** start **
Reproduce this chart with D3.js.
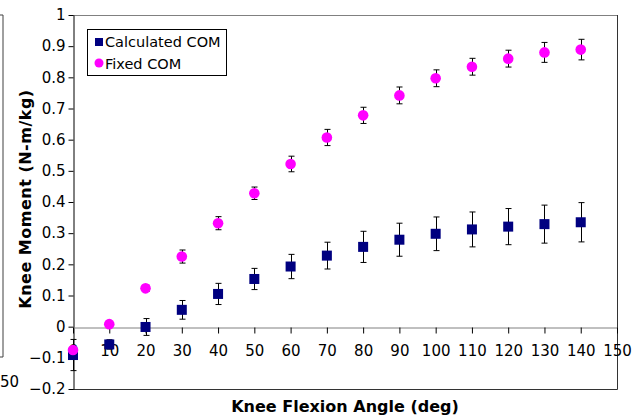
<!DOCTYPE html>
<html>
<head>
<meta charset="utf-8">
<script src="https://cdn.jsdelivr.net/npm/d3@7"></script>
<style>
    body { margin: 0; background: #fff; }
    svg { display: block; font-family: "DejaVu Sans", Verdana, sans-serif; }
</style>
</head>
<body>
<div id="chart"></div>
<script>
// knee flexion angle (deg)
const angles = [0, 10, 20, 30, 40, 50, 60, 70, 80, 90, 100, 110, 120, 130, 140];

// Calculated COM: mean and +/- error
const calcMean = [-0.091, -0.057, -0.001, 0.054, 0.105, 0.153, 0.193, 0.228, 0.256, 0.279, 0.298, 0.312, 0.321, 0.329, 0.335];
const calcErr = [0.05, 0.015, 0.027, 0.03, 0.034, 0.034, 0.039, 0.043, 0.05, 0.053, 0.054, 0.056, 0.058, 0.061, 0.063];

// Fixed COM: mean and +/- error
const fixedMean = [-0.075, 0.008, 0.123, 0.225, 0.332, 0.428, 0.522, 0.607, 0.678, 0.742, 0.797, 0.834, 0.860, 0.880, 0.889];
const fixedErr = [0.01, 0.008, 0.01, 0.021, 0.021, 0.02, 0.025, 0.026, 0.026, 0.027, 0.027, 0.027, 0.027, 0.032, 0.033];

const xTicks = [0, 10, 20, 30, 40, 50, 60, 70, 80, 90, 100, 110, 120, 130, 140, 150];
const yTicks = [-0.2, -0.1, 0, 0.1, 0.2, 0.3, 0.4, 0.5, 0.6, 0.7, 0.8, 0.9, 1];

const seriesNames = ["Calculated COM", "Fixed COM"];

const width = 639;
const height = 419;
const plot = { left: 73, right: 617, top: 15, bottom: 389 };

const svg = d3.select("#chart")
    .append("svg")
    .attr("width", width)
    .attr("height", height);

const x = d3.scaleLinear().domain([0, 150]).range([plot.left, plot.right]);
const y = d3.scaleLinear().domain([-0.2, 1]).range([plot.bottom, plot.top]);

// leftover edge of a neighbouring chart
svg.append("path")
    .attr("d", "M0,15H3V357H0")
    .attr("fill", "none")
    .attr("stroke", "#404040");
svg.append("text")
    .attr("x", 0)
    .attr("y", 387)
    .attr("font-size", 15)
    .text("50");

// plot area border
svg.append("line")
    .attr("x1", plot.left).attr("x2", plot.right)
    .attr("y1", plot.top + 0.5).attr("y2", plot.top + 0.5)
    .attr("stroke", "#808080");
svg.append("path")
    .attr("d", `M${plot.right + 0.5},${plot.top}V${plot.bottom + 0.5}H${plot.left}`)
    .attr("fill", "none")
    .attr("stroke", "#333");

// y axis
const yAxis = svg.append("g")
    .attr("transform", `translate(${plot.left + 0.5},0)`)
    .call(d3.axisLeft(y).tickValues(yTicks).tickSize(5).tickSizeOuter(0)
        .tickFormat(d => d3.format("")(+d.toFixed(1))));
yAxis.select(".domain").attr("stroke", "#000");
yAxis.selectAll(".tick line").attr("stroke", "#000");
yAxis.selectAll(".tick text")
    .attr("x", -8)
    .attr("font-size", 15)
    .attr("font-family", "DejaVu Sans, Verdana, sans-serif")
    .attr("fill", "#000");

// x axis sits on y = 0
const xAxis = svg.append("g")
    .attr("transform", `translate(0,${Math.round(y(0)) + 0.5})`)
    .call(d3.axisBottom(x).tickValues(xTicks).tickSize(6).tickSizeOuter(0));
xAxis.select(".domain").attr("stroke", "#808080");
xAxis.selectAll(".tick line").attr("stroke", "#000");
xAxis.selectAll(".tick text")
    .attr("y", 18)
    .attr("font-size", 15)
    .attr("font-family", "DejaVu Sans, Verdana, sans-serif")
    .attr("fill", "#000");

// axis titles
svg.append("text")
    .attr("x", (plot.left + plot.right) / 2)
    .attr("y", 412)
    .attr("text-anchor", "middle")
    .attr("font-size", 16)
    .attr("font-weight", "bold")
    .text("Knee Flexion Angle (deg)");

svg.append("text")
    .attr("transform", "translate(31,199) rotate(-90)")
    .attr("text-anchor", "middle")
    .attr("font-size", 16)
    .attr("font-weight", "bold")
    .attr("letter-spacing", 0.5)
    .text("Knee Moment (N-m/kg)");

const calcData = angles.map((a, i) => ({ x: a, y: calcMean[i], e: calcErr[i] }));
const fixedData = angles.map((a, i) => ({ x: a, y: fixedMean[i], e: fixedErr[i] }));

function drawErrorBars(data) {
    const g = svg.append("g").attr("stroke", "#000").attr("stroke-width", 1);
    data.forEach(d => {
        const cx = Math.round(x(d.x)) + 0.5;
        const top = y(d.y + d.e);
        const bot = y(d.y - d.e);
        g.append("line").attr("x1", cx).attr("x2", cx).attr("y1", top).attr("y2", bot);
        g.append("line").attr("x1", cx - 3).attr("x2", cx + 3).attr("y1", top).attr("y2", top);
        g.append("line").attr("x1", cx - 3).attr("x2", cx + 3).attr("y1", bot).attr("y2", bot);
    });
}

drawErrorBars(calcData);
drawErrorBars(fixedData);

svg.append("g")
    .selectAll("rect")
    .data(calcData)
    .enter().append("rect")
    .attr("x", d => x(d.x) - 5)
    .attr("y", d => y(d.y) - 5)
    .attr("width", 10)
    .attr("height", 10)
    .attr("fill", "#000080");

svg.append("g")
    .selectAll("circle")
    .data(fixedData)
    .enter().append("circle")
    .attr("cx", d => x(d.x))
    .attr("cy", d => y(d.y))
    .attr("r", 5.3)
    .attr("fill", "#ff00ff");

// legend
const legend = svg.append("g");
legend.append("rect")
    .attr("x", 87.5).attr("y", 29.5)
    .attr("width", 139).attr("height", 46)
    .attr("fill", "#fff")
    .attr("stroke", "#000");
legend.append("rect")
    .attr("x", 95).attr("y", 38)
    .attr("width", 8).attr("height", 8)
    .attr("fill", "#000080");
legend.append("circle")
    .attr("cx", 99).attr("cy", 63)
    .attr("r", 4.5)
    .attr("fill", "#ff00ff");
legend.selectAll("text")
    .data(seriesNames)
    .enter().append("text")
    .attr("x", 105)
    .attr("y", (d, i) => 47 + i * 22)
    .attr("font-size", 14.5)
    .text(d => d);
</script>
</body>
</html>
** end **
=== Written task ===
Repeat the lines of the listing above verbatim, beginning at its first line and ending at the line containing "0.058, 0.061, 0.063];", which is included. Omit pictures.

=== Exercise result ===
Reproduce this chart with D3.js.
<!DOCTYPE html>
<html>
<head>
<meta charset="utf-8">
<script src="https://cdn.jsdelivr.net/npm/d3@7"></script>
<style>
    body { margin: 0; background: #fff; }
    svg { display: block; font-family: "DejaVu Sans", Verdana, sans-serif; }
</style>
</head>
<body>
<div id="chart"></div>
<script>
// knee flexion angle (deg)
const angles = [0, 10, 20, 30, 40, 50, 60, 70, 80, 90, 100, 110, 120, 130, 140];

// Calculated COM: mean and +/- error
const calcMean = [-0.091, -0.057, -0.001, 0.054, 0.105, 0.153, 0.193, 0.228, 0.256, 0.279, 0.298, 0.312, 0.321, 0.329, 0.335];
const calcErr = [0.05, 0.015, 0.027, 0.03, 0.034, 0.034, 0.039, 0.043, 0.05, 0.053, 0.054, 0.056, 0.058, 0.061, 0.063];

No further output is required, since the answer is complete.